Find the string "chart" and gather every line that holds it.

* **Data shown**:
+===+

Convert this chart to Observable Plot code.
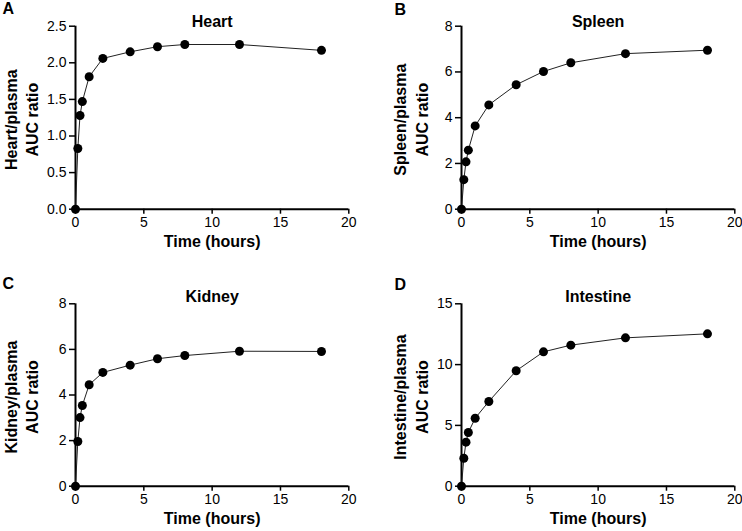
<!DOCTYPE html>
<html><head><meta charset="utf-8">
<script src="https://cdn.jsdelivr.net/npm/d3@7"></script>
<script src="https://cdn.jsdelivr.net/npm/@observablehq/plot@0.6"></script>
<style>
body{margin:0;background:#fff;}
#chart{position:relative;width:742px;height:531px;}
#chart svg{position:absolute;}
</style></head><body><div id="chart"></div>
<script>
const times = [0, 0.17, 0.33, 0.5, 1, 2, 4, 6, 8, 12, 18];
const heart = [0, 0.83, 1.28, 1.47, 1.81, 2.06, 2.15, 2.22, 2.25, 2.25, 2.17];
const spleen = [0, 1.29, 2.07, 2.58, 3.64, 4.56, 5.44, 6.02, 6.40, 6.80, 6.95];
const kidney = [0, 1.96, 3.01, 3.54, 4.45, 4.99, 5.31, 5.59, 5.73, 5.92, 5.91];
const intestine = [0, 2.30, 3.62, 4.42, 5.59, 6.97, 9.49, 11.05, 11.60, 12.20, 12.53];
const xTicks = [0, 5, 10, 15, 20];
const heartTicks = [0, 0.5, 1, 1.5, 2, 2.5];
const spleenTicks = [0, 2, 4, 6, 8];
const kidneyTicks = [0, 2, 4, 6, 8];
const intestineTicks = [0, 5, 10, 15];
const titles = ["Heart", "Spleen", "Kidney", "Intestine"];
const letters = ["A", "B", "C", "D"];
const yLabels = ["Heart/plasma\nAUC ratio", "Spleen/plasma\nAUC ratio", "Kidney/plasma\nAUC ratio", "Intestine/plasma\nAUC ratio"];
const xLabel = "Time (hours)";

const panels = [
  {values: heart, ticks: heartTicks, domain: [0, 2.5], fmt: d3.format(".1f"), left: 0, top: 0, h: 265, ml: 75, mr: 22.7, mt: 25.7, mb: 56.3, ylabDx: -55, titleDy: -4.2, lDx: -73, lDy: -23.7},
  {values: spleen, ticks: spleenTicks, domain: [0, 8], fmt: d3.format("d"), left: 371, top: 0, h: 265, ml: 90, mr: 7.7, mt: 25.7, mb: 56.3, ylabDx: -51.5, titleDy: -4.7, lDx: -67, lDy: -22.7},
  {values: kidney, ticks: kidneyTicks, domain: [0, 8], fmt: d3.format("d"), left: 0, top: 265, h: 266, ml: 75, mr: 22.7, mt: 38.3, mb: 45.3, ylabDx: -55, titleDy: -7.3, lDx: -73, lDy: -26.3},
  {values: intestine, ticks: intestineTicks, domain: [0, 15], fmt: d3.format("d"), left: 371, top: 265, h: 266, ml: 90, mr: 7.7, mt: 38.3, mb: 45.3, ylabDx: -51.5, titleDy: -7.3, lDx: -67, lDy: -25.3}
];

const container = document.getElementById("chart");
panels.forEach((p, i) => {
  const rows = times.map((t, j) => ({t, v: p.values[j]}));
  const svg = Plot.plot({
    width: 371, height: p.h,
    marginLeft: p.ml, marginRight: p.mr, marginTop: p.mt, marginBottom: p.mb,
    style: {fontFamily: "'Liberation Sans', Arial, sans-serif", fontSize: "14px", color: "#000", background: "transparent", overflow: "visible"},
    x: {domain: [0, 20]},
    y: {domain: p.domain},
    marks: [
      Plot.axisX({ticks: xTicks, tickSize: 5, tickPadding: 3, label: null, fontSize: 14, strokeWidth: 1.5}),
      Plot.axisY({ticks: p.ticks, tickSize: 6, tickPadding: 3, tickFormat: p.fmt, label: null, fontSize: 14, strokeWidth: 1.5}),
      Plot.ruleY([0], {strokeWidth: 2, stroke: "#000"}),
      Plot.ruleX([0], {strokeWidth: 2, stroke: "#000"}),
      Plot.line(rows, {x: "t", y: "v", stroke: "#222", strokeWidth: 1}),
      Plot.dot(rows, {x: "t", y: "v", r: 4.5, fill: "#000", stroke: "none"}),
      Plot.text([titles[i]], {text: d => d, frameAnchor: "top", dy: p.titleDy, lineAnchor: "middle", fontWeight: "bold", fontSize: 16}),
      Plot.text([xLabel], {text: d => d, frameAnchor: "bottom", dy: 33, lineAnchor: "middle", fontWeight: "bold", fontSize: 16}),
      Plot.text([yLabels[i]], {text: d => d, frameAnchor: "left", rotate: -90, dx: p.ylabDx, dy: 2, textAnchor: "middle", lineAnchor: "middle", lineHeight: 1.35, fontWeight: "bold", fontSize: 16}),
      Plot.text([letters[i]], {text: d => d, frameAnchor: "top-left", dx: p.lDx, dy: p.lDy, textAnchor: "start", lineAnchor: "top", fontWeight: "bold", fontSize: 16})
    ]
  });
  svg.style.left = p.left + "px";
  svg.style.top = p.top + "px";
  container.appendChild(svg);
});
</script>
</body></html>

+===+

* **Answer**:
Convert this chart to Observable Plot code.
#chart{position:relative;width:742px;height:531px;}
#chart svg{position:absolute;}
</style></head><body><div id="chart"></div>
const container = document.getElementById("chart");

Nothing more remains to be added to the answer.